See the full video at https://rumble.com/v3ob2v6-evidence-required-to-prove-fraud.html  and at https://youtu.be/eL8T4RiOwPs

Ira Trocki sued Pennsylvania National Mutual Casualty Insurance Company (“Penn National”) for fraud related to certain insurance policies. The District Court granted summary judgment for Penn National.

In Ira Trocki, trading as Jack Trocki Development, LLC v. Penn National Mutual Casualty Insurance Company, No. 22-1483, United States Court of Appeals, Third Circuit (September 13, 2023) the Third Circuit explained what is needed to prove fraud.

Trocki, the owner of a real estate development and management company, purchased and renewed commercial insurance policies with Penn National through an insurance broker from 2006 to 2014. Prior to each annual renewal, Penn National provided Trocki’s agent and Trocki with the renewal policy limit and premium to review.

Trocki sued Penn National in federal court, bringing two claims for fraud, one for common law fraud and one for consumer fraud under the New Jersey Consumer Fraud Act (“NJCFA”).

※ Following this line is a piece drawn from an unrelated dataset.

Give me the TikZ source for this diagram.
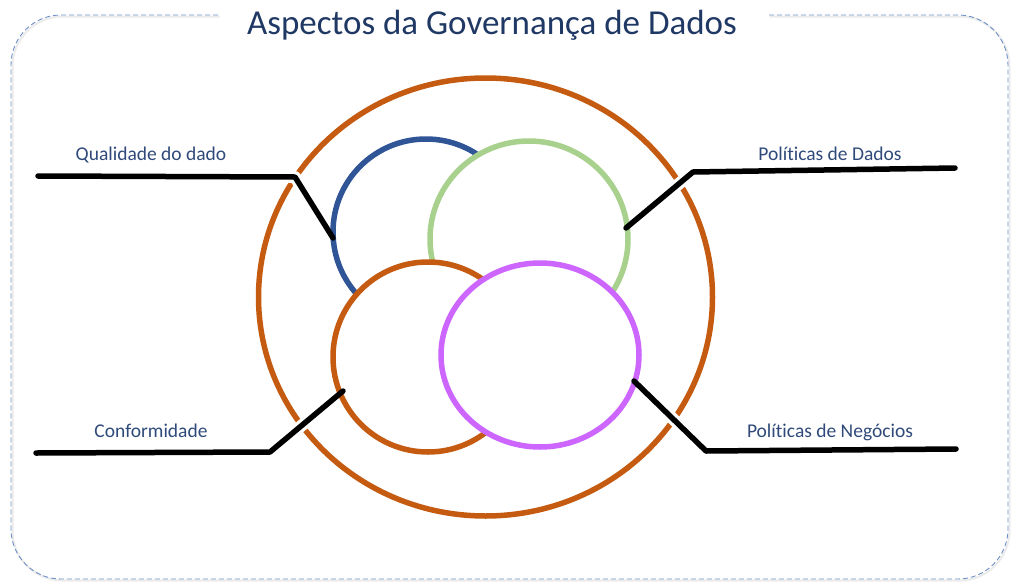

Trocki alleged that Penn National annually increased its coverage limits and insurance premiums without notice and that it was doing so to account for inflation. Trocki initially referred to this practice as “Inflation Guard,” but now contends that he meant to refer to the practice of applying an automatic inflationary increase. The parties agree that “Inflation Guard,” an optional coverage benefit that an insured must purchase separately, was not applied to Trocki’s policies.

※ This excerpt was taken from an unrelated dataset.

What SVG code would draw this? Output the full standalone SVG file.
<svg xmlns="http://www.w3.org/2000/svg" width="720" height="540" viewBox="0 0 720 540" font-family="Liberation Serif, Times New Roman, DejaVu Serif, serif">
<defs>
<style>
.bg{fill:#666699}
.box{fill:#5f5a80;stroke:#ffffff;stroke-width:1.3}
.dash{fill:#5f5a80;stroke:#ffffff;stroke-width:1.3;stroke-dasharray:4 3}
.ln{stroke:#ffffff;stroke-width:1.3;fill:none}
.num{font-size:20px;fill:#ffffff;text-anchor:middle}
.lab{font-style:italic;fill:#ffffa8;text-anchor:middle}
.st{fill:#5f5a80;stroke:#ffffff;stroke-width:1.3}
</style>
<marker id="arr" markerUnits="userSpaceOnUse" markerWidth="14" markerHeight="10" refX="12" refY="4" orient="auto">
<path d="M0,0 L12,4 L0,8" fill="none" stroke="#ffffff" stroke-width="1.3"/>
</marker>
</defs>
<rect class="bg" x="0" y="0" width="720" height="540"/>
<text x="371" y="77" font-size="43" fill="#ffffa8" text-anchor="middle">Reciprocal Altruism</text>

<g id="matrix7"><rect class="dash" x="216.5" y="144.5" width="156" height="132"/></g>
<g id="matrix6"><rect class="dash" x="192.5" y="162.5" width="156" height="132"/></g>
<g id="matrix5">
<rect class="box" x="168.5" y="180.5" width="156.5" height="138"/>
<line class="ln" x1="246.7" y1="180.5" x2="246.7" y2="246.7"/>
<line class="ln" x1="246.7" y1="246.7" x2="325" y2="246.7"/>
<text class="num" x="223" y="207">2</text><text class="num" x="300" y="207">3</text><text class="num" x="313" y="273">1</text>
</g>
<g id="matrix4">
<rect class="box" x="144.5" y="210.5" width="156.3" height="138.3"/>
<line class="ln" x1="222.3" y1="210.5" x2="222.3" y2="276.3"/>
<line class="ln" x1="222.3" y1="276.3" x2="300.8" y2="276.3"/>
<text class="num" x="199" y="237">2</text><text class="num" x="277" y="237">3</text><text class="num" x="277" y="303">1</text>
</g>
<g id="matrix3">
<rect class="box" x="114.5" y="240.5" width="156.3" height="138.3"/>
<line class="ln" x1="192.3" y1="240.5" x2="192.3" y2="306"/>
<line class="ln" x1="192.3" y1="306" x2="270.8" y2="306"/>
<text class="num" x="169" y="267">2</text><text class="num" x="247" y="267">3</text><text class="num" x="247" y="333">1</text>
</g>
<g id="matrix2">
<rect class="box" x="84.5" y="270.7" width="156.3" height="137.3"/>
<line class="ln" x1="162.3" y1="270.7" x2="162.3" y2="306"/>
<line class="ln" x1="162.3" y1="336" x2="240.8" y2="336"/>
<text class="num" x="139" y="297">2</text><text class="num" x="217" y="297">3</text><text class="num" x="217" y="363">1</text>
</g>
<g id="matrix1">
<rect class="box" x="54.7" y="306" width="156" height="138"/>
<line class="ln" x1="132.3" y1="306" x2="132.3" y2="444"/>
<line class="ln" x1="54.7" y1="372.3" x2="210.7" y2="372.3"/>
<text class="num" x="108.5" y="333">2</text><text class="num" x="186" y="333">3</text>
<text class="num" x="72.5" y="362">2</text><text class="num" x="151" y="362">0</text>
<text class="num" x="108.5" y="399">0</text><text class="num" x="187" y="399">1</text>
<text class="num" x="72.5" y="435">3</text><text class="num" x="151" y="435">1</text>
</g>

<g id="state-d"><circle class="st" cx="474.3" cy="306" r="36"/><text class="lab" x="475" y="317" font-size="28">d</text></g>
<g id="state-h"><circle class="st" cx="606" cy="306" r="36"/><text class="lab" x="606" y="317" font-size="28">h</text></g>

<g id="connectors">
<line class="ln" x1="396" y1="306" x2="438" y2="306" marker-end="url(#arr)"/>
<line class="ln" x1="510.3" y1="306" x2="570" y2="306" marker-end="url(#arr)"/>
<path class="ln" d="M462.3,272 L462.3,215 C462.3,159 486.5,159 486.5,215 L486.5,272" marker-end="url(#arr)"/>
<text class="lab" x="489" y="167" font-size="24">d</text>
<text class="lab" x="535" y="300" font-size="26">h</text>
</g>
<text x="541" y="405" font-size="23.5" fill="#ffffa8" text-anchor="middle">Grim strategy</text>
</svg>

The District Court concluded that Trocki fell short of making a prima facie case for either fraud claim.


Summary judgment is appropriate only if the movant shows that there is no genuine dispute as to any material fact. There is a genuine factual dispute if the evidence is such that a reasonable jury could return a verdict for the nonmoving party. All facts are to be viewed in the light most favorable to the nonmoving party.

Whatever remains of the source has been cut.